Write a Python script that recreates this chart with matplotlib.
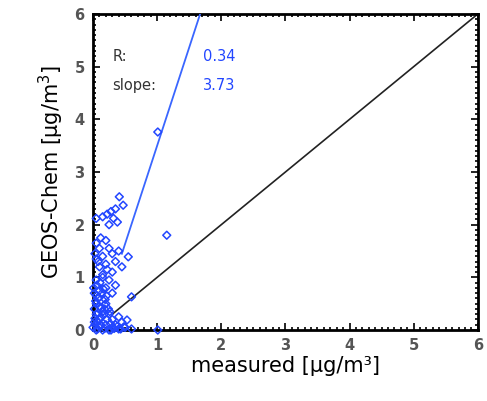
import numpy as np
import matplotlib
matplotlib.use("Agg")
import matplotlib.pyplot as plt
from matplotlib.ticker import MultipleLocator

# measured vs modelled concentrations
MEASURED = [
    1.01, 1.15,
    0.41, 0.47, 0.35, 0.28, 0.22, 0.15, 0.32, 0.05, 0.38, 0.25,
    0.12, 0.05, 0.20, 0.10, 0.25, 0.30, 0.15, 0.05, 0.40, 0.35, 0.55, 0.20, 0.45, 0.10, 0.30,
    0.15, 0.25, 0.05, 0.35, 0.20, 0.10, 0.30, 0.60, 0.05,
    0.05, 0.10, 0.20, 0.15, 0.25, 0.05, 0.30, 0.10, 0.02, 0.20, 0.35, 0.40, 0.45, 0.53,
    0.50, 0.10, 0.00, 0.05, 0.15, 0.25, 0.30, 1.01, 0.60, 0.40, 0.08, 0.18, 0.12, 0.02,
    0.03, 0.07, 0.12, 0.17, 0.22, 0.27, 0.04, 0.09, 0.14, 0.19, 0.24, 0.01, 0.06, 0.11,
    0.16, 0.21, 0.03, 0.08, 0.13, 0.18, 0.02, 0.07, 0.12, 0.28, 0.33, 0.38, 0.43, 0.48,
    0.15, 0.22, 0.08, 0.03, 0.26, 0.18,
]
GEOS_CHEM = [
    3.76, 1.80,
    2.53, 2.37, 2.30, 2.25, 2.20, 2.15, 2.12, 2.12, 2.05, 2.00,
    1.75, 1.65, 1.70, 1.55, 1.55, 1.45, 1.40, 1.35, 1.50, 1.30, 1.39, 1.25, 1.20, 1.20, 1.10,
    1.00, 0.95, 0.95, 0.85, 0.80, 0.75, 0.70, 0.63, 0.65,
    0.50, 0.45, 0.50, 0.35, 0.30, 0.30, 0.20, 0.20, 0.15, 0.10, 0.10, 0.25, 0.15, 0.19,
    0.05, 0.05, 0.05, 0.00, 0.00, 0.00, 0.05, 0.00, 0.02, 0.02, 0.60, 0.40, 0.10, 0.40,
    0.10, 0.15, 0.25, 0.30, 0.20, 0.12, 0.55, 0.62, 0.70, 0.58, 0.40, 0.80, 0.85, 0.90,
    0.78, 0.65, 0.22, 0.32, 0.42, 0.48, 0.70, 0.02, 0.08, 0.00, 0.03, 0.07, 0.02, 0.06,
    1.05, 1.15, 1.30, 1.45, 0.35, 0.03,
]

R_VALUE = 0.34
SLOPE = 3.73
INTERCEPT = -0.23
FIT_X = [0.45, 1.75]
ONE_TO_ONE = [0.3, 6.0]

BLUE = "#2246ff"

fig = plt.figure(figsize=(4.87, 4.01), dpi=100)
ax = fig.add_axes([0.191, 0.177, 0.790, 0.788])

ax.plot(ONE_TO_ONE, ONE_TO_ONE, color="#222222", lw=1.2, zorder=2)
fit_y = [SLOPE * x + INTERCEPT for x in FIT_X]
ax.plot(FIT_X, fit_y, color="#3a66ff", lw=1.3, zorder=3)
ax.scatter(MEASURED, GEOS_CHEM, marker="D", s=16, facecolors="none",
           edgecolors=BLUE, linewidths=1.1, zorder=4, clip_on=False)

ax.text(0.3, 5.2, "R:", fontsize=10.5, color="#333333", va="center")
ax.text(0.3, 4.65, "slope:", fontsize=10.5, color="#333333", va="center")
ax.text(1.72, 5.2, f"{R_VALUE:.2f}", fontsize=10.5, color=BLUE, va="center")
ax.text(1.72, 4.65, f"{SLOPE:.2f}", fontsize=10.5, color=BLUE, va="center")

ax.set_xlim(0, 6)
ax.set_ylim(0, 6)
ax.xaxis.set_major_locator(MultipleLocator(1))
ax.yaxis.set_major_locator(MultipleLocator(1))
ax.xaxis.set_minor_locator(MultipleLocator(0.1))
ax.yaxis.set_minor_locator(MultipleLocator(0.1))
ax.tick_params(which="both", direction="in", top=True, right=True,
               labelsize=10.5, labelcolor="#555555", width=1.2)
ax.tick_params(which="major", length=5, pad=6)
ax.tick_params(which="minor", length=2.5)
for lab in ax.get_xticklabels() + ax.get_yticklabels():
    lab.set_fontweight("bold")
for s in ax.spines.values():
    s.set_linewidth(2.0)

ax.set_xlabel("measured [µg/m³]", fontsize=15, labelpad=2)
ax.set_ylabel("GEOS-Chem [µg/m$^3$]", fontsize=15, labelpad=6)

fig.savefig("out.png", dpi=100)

────────

Description of the task =>
Make an exact reproduction of the listing above, without any pictures.

Final result =>
Write a Python script that recreates this chart with matplotlib.
import numpy as np
import matplotlib
matplotlib.use("Agg")
import matplotlib.pyplot as plt
from matplotlib.ticker import MultipleLocator

# measured vs modelled concentrations
MEASURED = [
    1.01, 1.15,
    0.41, 0.47, 0.35, 0.28, 0.22, 0.15, 0.32, 0.05, 0.38, 0.25,
    0.12, 0.05, 0.20, 0.10, 0.25, 0.30, 0.15, 0.05, 0.40, 0.35, 0.55, 0.20, 0.45, 0.10, 0.30,
    0.15, 0.25, 0.05, 0.35, 0.20, 0.10, 0.30, 0.60, 0.05,
    0.05, 0.10, 0.20, 0.15, 0.25, 0.05, 0.30, 0.10, 0.02, 0.20, 0.35, 0.40, 0.45, 0.53,
    0.50, 0.10, 0.00, 0.05, 0.15, 0.25, 0.30, 1.01, 0.60, 0.40, 0.08, 0.18, 0.12, 0.02,
    0.03, 0.07, 0.12, 0.17, 0.22, 0.27, 0.04, 0.09, 0.14, 0.19, 0.24, 0.01, 0.06, 0.11,
    0.16, 0.21, 0.03, 0.08, 0.13, 0.18, 0.02, 0.07, 0.12, 0.28, 0.33, 0.38, 0.43, 0.48,
    0.15, 0.22, 0.08, 0.03, 0.26, 0.18,
]
GEOS_CHEM = [
    3.76, 1.80,
    2.53, 2.37, 2.30, 2.25, 2.20, 2.15, 2.12, 2.12, 2.05, 2.00,
    1.75, 1.65, 1.70, 1.55, 1.55, 1.45, 1.40, 1.35, 1.50, 1.30, 1.39, 1.25, 1.20, 1.20, 1.10,
    1.00, 0.95, 0.95, 0.85, 0.80, 0.75, 0.70, 0.63, 0.65,
    0.50, 0.45, 0.50, 0.35, 0.30, 0.30, 0.20, 0.20, 0.15, 0.10, 0.10, 0.25, 0.15, 0.19,
    0.05, 0.05, 0.05, 0.00, 0.00, 0.00, 0.05, 0.00, 0.02, 0.02, 0.60, 0.40, 0.10, 0.40,
    0.10, 0.15, 0.25, 0.30, 0.20, 0.12, 0.55, 0.62, 0.70, 0.58, 0.40, 0.80, 0.85, 0.90,
    0.78, 0.65, 0.22, 0.32, 0.42, 0.48, 0.70, 0.02, 0.08, 0.00, 0.03, 0.07, 0.02, 0.06,
    1.05, 1.15, 1.30, 1.45, 0.35, 0.03,
]

R_VALUE = 0.34
SLOPE = 3.73
INTERCEPT = -0.23
FIT_X = [0.45, 1.75]
ONE_TO_ONE = [0.3, 6.0]

BLUE = "#2246ff"

fig = plt.figure(figsize=(4.87, 4.01), dpi=100)
ax = fig.add_axes([0.191, 0.177, 0.790, 0.788])

ax.plot(ONE_TO_ONE, ONE_TO_ONE, color="#222222", lw=1.2, zorder=2)
fit_y = [SLOPE * x + INTERCEPT for x in FIT_X]
ax.plot(FIT_X, fit_y, color="#3a66ff", lw=1.3, zorder=3)
ax.scatter(MEASURED, GEOS_CHEM, marker="D", s=16, facecolors="none",
           edgecolors=BLUE, linewidths=1.1, zorder=4, clip_on=False)

ax.text(0.3, 5.2, "R:", fontsize=10.5, color="#333333", va="center")
ax.text(0.3, 4.65, "slope:", fontsize=10.5, color="#333333", va="center")
ax.text(1.72, 5.2, f"{R_VALUE:.2f}", fontsize=10.5, color=BLUE, va="center")
ax.text(1.72, 4.65, f"{SLOPE:.2f}", fontsize=10.5, color=BLUE, va="center")

ax.set_xlim(0, 6)
ax.set_ylim(0, 6)
ax.xaxis.set_major_locator(MultipleLocator(1))
ax.yaxis.set_major_locator(MultipleLocator(1))
ax.xaxis.set_minor_locator(MultipleLocator(0.1))
ax.yaxis.set_minor_locator(MultipleLocator(0.1))
ax.tick_params(which="both", direction="in", top=True, right=True,
               labelsize=10.5, labelcolor="#555555", width=1.2)
ax.tick_params(which="major", length=5, pad=6)
ax.tick_params(which="minor", length=2.5)
for lab in ax.get_xticklabels() + ax.get_yticklabels():
    lab.set_fontweight("bold")
for s in ax.spines.values():
    s.set_linewidth(2.0)

ax.set_xlabel("measured [µg/m³]", fontsize=15, labelpad=2)
ax.set_ylabel("GEOS-Chem [µg/m$^3$]", fontsize=15, labelpad=6)

fig.savefig("out.png", dpi=100)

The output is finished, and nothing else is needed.